João Queiroz - Uma das aguarelas da exposição (e livro) Stanca Luce
Nele estava a vida, e a vida era
a luz dos homens. E a luz resplandece nas trevas, e as trevas não a
compreenderam. (João 1:4,5)
Uma metáfora poderosa, stanca
luce (luz fatigada), deu título à exposição de 60 aguarelas de João
Queiroz, na Fundação Carmona e Costa. Para quem não teve oportunidade de ver a
exposição – como foi o meu caso – há um objecto extraordinário, um livro que é
o ao mesmo tempo, segundo julgo, o catálogo da exposição (onde todas as
aguarelas são reproduzidas), onde podemos contemplar lentamente aquilo que uma
luz fatigada nos deixa ver. Vale a pena comprar o livro – o preço, tendo em
conta a qualidade das reproduções e o arranjo gráfico da obra, é baixo, muito
baixo – e ficar a olhá-lo demoradamente, passando de página em página para
deixar que perante nós se manifeste uma multiplicidade de mundos possíveis,
mundos ainda por definir, iluminados por uma luz que já não é viva e brilhante,
mas aquela que resulta do cansaço da própria luz.
Podemos sempre discutir o motivo que conduz ao cansaço da luz. O
evangelista João abre-nos uma possibilidade: o cansaço da luz provém da
incompreensão com que ela é recebida nas trevas. A luz cansa-se de iluminar e
na sua fadiga, mais do que mostrar o mundo que é, ela sugere mundos possíveis,
mundos difusos que nascem das manchas presentes no papel e apelam à imaginação
do espectador para que penetre nesses mundos, e descubra neles o possível que
ali se esconde, descubra a luz necessária não apenas à manifestação desses mundos mas
também à sua colonização.
Ao ver estas aguarelas de João Queiroz – melhor estas reproduções das
aguarelas – sou conduzido pela metáfora da luz cansada (stanca luce) para uma zona de limiar que é, ao mesmo tempo, uma
fronteira. É o que está para além dessa fronteira que é iluminado pela fatigada
luz que é a nossa, que é a luz que cabe aos homens de hoje. A grande tentação,
até tendo em conta trabalhos anteriores do artista, é falar de paisagens. O
problema, contudo, é que a luz não é suficientemente forte e viva (clara e
distinta, para falar à maneira de Descartes) para nos permitir o peremptório.

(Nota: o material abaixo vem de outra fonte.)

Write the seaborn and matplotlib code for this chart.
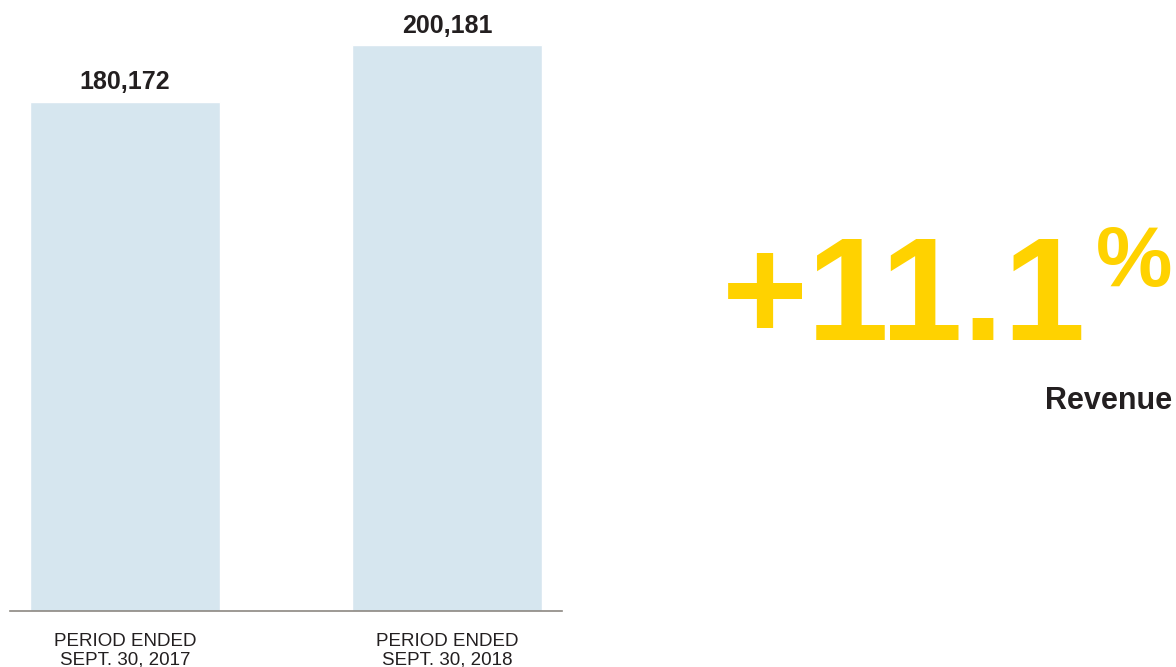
import pandas as pd
import matplotlib.pyplot as plt
import seaborn as sns

#------------------------------------------------
l_period=['PERIOD ENDED\nSEPT. 30, 2017', 'PERIOD ENDED\nSEPT. 30, 2018']
l_revenue=[180172, 200181]
growth='+11.1'
metric='Revenue'

c_bar='#d6e6ef'
c_txt='#231f20'
c_yel='#ffd200'

#########################################################
sns.set_style('white')
plt.rcParams['font.family']=['Liberation Sans', 'DejaVu Sans']

df=pd.DataFrame({'period': l_period, 'revenue': l_revenue})

fig=plt.figure(figsize=(11.76, 6.67), dpi=100)
ax=fig.add_axes([10/1176, 56/667, 552/1176, 611/667])

sns.barplot(data=df, x='period', y='revenue', color=c_bar, width=0.59,
            saturation=1, ax=ax)

#labels on bars
for i, v in enumerate(l_revenue):
    ax.text(i, v+4300, f'{v:,}', ha='center', va='baseline',
            fontsize=18, weight='bold', color=c_txt)

#adjust
ax.set_xlim(-0.357, 1.357)
ax.set_ylim(0, 611/566*max(l_revenue))
sns.despine(ax=ax, left=True, top=True, right=True)
ax.spines['bottom'].set_color('#8c8882')
ax.spines['bottom'].set_linewidth(1.2)
ax.set_yticks([])
ax.set_xlabel('')
ax.set_ylabel('')
ax.tick_params(axis='x', length=0, pad=16, labelsize=13.5, labelcolor=c_txt)
for t in ax.get_xticklabels():
    t.set_linespacing(1.08)

#growth callout
fig.text(722/1176, 1-340/667, growth, fontsize=106, weight='bold',
         color=c_yel, ha='left', va='baseline')
fig.text(1172/1176, 1-286/667, '%', fontsize=62, weight='bold',
         color=c_yel, ha='right', va='baseline')
fig.text(1172/1176, 1-409/667, metric, fontsize=22, weight='bold',
         color=c_txt, ha='right', va='baseline')

plt.savefig('out.png', dpi=100)
plt.close()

Imaginemos que são paisagens. Serão elas paisagens físicas que perdem os
contornos e se desfiguram, à pouca luz, em manchas que entretecem entre si
relações ficcionais que nos levam a imaginar paisagens? Ou serão agregados de
entidades metafísicas que, à luz fatigada do mundo, irrompem no nosso campo de
visão e parecem reivindicar, apesar da sua natureza não física, o direito a
tomarem figura, a serem quase corpo e quase espaço?

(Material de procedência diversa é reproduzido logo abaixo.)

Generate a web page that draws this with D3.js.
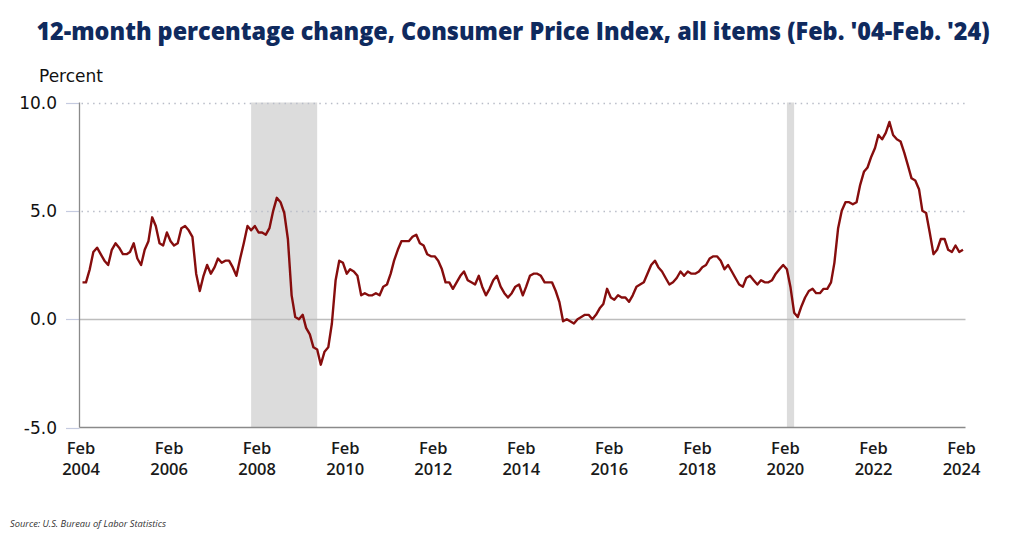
<!DOCTYPE html>
<html>
<head>
<meta charset="utf-8">
<script src="https://cdn.jsdelivr.net/npm/d3@7"></script>
<style>
  html, body { margin: 0; padding: 0; background: #fff; }
  svg { display: block; }
</style>
</head>
<body>
<svg id="chart" width="1024" height="536"></svg>
<script>
// ---- Data ----
const startMonth = "2004-02";
// 12-month % change, CPI-U all items, Feb 2004 .. Feb 2024 (monthly)
const cpiValues = [
  // 2004 Feb-Dec
  1.7, 1.7, 2.3, 3.1, 3.3, 3.0, 2.7, 2.5, 3.2, 3.5, 3.3,
  // 2005
  3.0, 3.0, 3.1, 3.5, 2.8, 2.5, 3.2, 3.6, 4.7, 4.3, 3.5, 3.4,
  // 2006
  4.0, 3.6, 3.4, 3.5, 4.2, 4.3, 4.1, 3.8, 2.1, 1.3, 2.0, 2.5,
  // 2007
  2.1, 2.4, 2.8, 2.6, 2.7, 2.7, 2.4, 2.0, 2.8, 3.5, 4.3, 4.1,
  // 2008
  4.3, 4.0, 4.0, 3.9, 4.2, 5.0, 5.6, 5.4, 4.9, 3.7, 1.1, 0.1,
  // 2009
  0.0, 0.2, -0.4, -0.7, -1.3, -1.4, -2.1, -1.5, -1.3, -0.2, 1.8, 2.7,
  // 2010
  2.6, 2.1, 2.3, 2.2, 2.0, 1.1, 1.2, 1.1, 1.1, 1.2, 1.1, 1.5,
  // 2011
  1.6, 2.1, 2.7, 3.2, 3.6, 3.6, 3.6, 3.8, 3.9, 3.5, 3.4, 3.0,
  // 2012
  2.9, 2.9, 2.7, 2.3, 1.7, 1.7, 1.4, 1.7, 2.0, 2.2, 1.8, 1.7,
  // 2013
  1.6, 2.0, 1.5, 1.1, 1.4, 1.8, 2.0, 1.5, 1.2, 1.0, 1.2, 1.5,
  // 2014
  1.6, 1.1, 1.5, 2.0, 2.1, 2.1, 2.0, 1.7, 1.7, 1.7, 1.3, 0.8,
  // 2015
  -0.1, 0.0, -0.1, -0.2, 0.0, 0.1, 0.2, 0.2, 0.0, 0.2, 0.5, 0.7,
  // 2016
  1.4, 1.0, 0.9, 1.1, 1.0, 1.0, 0.8, 1.1, 1.5, 1.6, 1.7, 2.1,
  // 2017
  2.5, 2.7, 2.4, 2.2, 1.9, 1.6, 1.7, 1.9, 2.2, 2.0, 2.2, 2.1,
  // 2018
  2.1, 2.2, 2.4, 2.5, 2.8, 2.9, 2.9, 2.7, 2.3, 2.5, 2.2, 1.9,
  // 2019
  1.6, 1.5, 1.9, 2.0, 1.8, 1.6, 1.8, 1.7, 1.7, 1.8, 2.1, 2.3,
  // 2020
  2.5, 2.3, 1.5, 0.3, 0.1, 0.6, 1.0, 1.3, 1.4, 1.2, 1.2, 1.4,
  // 2021
  1.4, 1.7, 2.6, 4.2, 5.0, 5.4, 5.4, 5.3, 5.4, 6.2, 6.8, 7.0,
  // 2022
  7.5, 7.9, 8.5, 8.3, 8.6, 9.1, 8.5, 8.3, 8.2, 7.7, 7.1, 6.5,
  // 2023
  6.4, 6.0, 5.0, 4.9, 4.0, 3.0, 3.2, 3.7, 3.7, 3.2, 3.1, 3.4,
  // 2024 Jan-Feb
  3.1, 3.2
];
// Recession periods (shaded)
const recessions = [
  { start: "2007-12", end: "2009-06" },
  { start: "2020-02", end: "2020-04" }
];
const yTicks = [-5, 0, 5, 10];
const xTickYears = [2004, 2006, 2008, 2010, 2012, 2014, 2016, 2018, 2020, 2022, 2024];
const titleText = "12-month percentage change, Consumer Price Index, all items (Feb. '04-Feb. '24)";
const yAxisLabel = "Percent";
const sourceText = "Source: U.S. Bureau of Labor Statistics";

// ---- Build ----
const parseMonth = d3.timeParse("%Y-%m");
const start = parseMonth(startMonth);
const series = cpiValues.map((v, i) => ({ date: d3.timeMonth.offset(start, i), value: v }));

const svg = d3.select("#chart");
const plotLeft = 79.5, plotRight = 965.5;

const x = d3.scaleTime()
  .domain([series[0].date, series[series.length - 1].date])
  .range([82.5, 963]);
const y = d3.scaleLinear().domain([-5, 10]).range([427.5, 102.5]);

// Recession shading
svg.append("g").selectAll("rect").data(recessions).join("rect")
  .attr("x", d => x(parseMonth(d.start)))
  .attr("width", d => x(parseMonth(d.end)) - x(parseMonth(d.start)))
  .attr("y", y(10))
  .attr("height", y(-5) - y(10))
  .attr("fill", "#dcdcdc");

// Gridlines
const grid = svg.append("g");
yTicks.forEach(t => {
  const yy = Math.round(y(t)) + 0.5;
  grid.append("line")
    .attr("x1", 66).attr("x2", plotLeft)
    .attr("y1", yy).attr("y2", yy)
    .attr("stroke", "#c5cbe0").attr("stroke-width", 1.2);
  if (t === 5 || t === 10) {
    grid.append("line")
      .attr("x1", plotLeft + 2).attr("x2", plotRight)
      .attr("y1", yy).attr("y2", yy)
      .attr("stroke", "#b9bdc8").attr("stroke-width", 1.3)
      .attr("stroke-dasharray", "1.5,4.3");
  } else if (t === 0) {
    grid.append("line")
      .attr("x1", plotLeft).attr("x2", plotRight)
      .attr("y1", yy).attr("y2", yy)
      .attr("stroke", "#bdbdbd").attr("stroke-width", 1.3);
  }
});

// Y axis line
svg.append("line")
  .attr("x1", plotLeft).attr("x2", plotLeft)
  .attr("y1", y(10)).attr("y2", y(-5))
  .attr("stroke", "#8a8a8a").attr("stroke-width", 1.3);
// bottom axis line
svg.append("line")
  .attr("x1", plotLeft).attr("x2", plotRight)
  .attr("y1", y(-5)).attr("y2", y(-5))
  .attr("stroke", "#8a8a8a").attr("stroke-width", 1.5);

// Y tick labels (plain hyphen for negatives)
const fmtY = d => d.toFixed(1);
svg.append("g").selectAll("text").data(yTicks).join("text")
  .attr("x", 57)
  .attr("y", d => y(d))
  .attr("dy", "0.36em")
  .attr("text-anchor", "end")
  .attr("font-family", "DejaVu Sans, sans-serif")
  .attr("font-size", 17)
  .attr("fill", "#111")
  .text(fmtY);

// Y axis title
svg.append("text")
  .attr("x", 39).attr("y", 82)
  .attr("font-family", "DejaVu Sans, sans-serif")
  .attr("font-size", 17)
  .attr("fill", "#111")
  .text(yAxisLabel);

// X tick labels
const xt = svg.append("g").selectAll("g").data(xTickYears).join("g")
  .attr("transform", d => `translate(${x(new Date(d, 1, 1)) - 1.5},0)`);
xt.append("text").attr("y", 454).attr("text-anchor", "middle")
  .attr("font-family", "Open Sans, sans-serif").attr("font-weight", 600)
  .attr("font-size", 16.5).attr("fill", "#1a1a1a").text("Feb");
xt.append("text").attr("y", 475).attr("text-anchor", "middle")
  .attr("font-family", "Open Sans, sans-serif").attr("font-weight", 600)
  .attr("font-size", 16.5).attr("fill", "#1a1a1a").text(d => d);

// Line
svg.append("path")
  .datum(series)
  .attr("fill", "none")
  .attr("stroke", "#860d0d")
  .attr("stroke-width", 2.4)
  .attr("stroke-linejoin", "round")
  .attr("d", d3.line().x(d => x(d.date)).y(d => y(d.value)));

// Title: fit to target width with a horizontal scale transform
const titleWidth = 954, titleCenter = 513;
const titleG = svg.append("g");
const title = titleG.append("text")
  .attr("x", 0).attr("y", 0)
  .attr("text-anchor", "middle")
  .attr("font-family", "Open Sans, sans-serif")
  .attr("font-weight", 800)
  .attr("font-size", 25)
  .attr("fill", "#0f2a5e")
  .text(titleText);
const natW = title.node().getComputedTextLength();
const sx = Math.min(1, titleWidth / natW);
titleG.attr("transform", `translate(${titleCenter},40) scale(${sx},1)`);

// Source
svg.append("text")
  .attr("x", 10).attr("y", 527)
  .attr("font-family", "Open Sans, sans-serif")
  .attr("font-style", "italic")
  .attr("font-size", 9.3)
  .attr("fill", "#333")
  .text(sourceText);
</script>
</body>
</html>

Perante esta perplexidade, prefiro ver em cada aguarela, como referi
acima, um mundo possível. O que há de extraordinário nestes 60 mundos possíveis
é que eles são, independentemente da sua natureza física ou metafísica, uma
negação do nosso próprio mundo, da sua fisicalidade e da violência fáctica que
o habita. Neles não avistamos o contorno da figura humana. Não há rasto ou indício
de colonização, o que os denuncia na sua virgindade e como tal, apesar de se
apresentarem como negações do nosso mundo, como territórios, físicos ou metafísicos,
que apelam aos exploradores e à coragem daqueles que decidem passar a fronteira para se embrenharem, ainda sob a luz fatigada que nos cabe, em territórios
inóspitos. Sem o fazer, sem esse risco de se perder num mundo possível, nunca
saberemos se um dia as trevas compreenderão a luz.